▸ **Data section**

--- START ---

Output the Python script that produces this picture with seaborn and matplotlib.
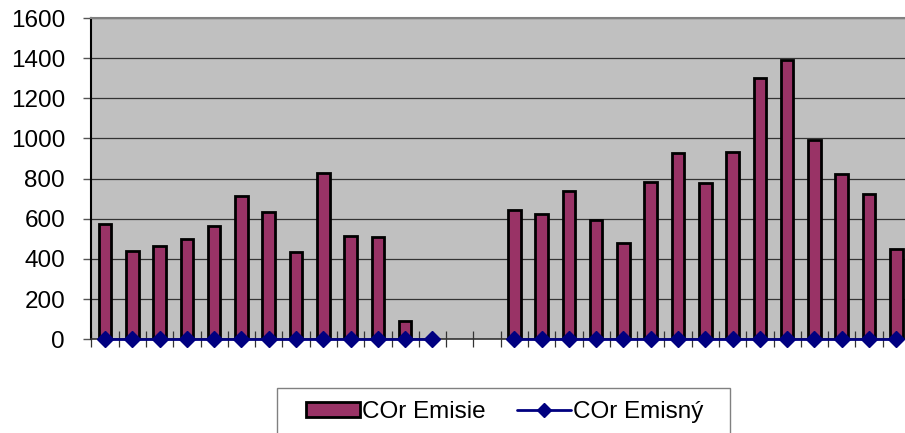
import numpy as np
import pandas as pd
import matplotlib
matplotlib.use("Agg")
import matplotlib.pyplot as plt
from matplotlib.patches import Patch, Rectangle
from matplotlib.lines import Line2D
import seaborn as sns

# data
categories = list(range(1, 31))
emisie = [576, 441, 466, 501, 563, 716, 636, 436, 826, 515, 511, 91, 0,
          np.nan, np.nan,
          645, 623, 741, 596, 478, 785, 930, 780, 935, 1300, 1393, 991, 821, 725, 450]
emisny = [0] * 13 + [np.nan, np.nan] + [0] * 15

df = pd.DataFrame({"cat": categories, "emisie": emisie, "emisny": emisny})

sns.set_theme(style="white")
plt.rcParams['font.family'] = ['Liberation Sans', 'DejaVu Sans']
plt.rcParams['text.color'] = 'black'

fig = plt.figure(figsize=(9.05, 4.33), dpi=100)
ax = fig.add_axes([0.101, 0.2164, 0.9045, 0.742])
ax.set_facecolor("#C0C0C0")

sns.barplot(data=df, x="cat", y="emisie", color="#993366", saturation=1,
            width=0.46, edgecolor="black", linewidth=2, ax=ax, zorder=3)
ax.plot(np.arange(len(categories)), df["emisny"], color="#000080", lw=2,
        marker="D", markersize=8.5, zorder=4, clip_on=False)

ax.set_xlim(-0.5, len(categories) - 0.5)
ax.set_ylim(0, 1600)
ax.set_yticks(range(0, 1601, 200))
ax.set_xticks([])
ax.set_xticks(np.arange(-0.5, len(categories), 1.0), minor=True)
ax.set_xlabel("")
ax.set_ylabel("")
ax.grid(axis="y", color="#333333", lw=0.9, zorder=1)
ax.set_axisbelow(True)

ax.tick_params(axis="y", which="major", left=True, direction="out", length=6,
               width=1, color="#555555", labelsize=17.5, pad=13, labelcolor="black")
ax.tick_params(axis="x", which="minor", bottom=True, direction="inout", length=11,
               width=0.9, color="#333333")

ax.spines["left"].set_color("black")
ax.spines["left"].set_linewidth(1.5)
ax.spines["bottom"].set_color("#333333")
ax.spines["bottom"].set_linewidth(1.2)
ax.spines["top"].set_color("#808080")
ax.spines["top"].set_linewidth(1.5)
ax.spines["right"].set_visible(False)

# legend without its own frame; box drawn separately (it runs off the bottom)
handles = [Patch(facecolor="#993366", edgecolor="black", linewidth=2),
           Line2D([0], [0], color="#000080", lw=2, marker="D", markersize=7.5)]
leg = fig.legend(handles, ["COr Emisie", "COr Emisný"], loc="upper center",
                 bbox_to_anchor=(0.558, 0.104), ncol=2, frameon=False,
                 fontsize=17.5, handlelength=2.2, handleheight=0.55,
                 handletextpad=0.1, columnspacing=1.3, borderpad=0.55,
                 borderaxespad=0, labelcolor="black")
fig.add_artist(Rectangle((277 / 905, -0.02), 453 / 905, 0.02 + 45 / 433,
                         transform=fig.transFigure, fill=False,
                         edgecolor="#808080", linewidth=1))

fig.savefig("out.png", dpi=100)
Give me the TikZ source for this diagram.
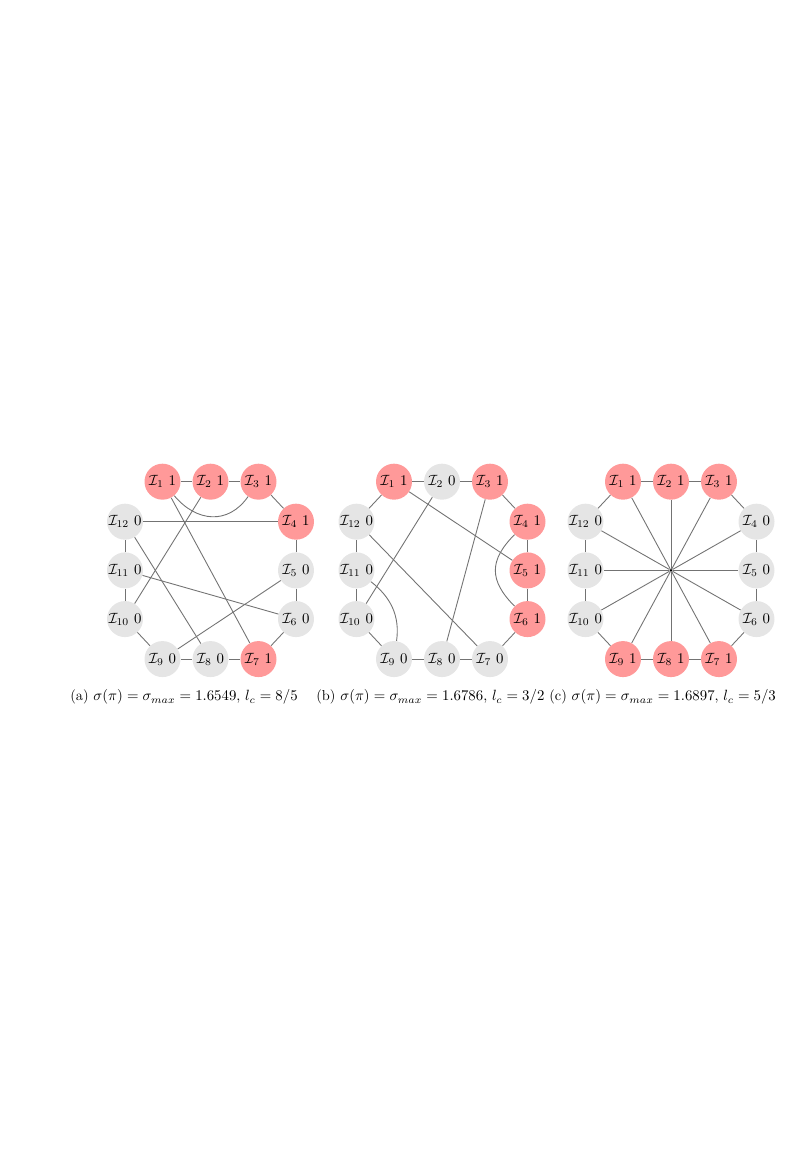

--- END ---

Leave out the pictures, and give all the records again exactly.

▸ **Written solution**
Output the Python script that produces this picture with seaborn and matplotlib.
import numpy as np
import pandas as pd
import matplotlib
matplotlib.use("Agg")
import matplotlib.pyplot as plt
from matplotlib.patches import Patch, Rectangle
from matplotlib.lines import Line2D
import seaborn as sns

# data
categories = list(range(1, 31))
emisie = [576, 441, 466, 501, 563, 716, 636, 436, 826, 515, 511, 91, 0,
          np.nan, np.nan,
          645, 623, 741, 596, 478, 785, 930, 780, 935, 1300, 1393, 991, 821, 725, 450]
emisny = [0] * 13 + [np.nan, np.nan] + [0] * 15

df = pd.DataFrame({"cat": categories, "emisie": emisie, "emisny": emisny})

sns.set_theme(style="white")
plt.rcParams['font.family'] = ['Liberation Sans', 'DejaVu Sans']
plt.rcParams['text.color'] = 'black'

fig = plt.figure(figsize=(9.05, 4.33), dpi=100)
ax = fig.add_axes([0.101, 0.2164, 0.9045, 0.742])
ax.set_facecolor("#C0C0C0")

sns.barplot(data=df, x="cat", y="emisie", color="#993366", saturation=1,
            width=0.46, edgecolor="black", linewidth=2, ax=ax, zorder=3)
ax.plot(np.arange(len(categories)), df["emisny"], color="#000080", lw=2,
        marker="D", markersize=8.5, zorder=4, clip_on=False)

ax.set_xlim(-0.5, len(categories) - 0.5)
ax.set_ylim(0, 1600)
ax.set_yticks(range(0, 1601, 200))
ax.set_xticks([])
ax.set_xticks(np.arange(-0.5, len(categories), 1.0), minor=True)
ax.set_xlabel("")
ax.set_ylabel("")
ax.grid(axis="y", color="#333333", lw=0.9, zorder=1)
ax.set_axisbelow(True)

ax.tick_params(axis="y", which="major", left=True, direction="out", length=6,
               width=1, color="#555555", labelsize=17.5, pad=13, labelcolor="black")
ax.tick_params(axis="x", which="minor", bottom=True, direction="inout", length=11,
               width=0.9, color="#333333")

ax.spines["left"].set_color("black")
ax.spines["left"].set_linewidth(1.5)
ax.spines["bottom"].set_color("#333333")
ax.spines["bottom"].set_linewidth(1.2)
ax.spines["top"].set_color("#808080")
ax.spines["top"].set_linewidth(1.5)
ax.spines["right"].set_visible(False)

# legend without its own frame; box drawn separately (it runs off the bottom)
handles = [Patch(facecolor="#993366", edgecolor="black", linewidth=2),
           Line2D([0], [0], color="#000080", lw=2, marker="D", markersize=7.5)]
leg = fig.legend(handles, ["COr Emisie", "COr Emisný"], loc="upper center",
                 bbox_to_anchor=(0.558, 0.104), ncol=2, frameon=False,
                 fontsize=17.5, handlelength=2.2, handleheight=0.55,
                 handletextpad=0.1, columnspacing=1.3, borderpad=0.55,
                 borderaxespad=0, labelcolor="black")
fig.add_artist(Rectangle((277 / 905, -0.02), 453 / 905, 0.02 + 45 / 433,
                         transform=fig.transFigure, fill=False,
                         edgecolor="#808080", linewidth=1))

fig.savefig("out.png", dpi=100)
Give me the TikZ source for this diagram.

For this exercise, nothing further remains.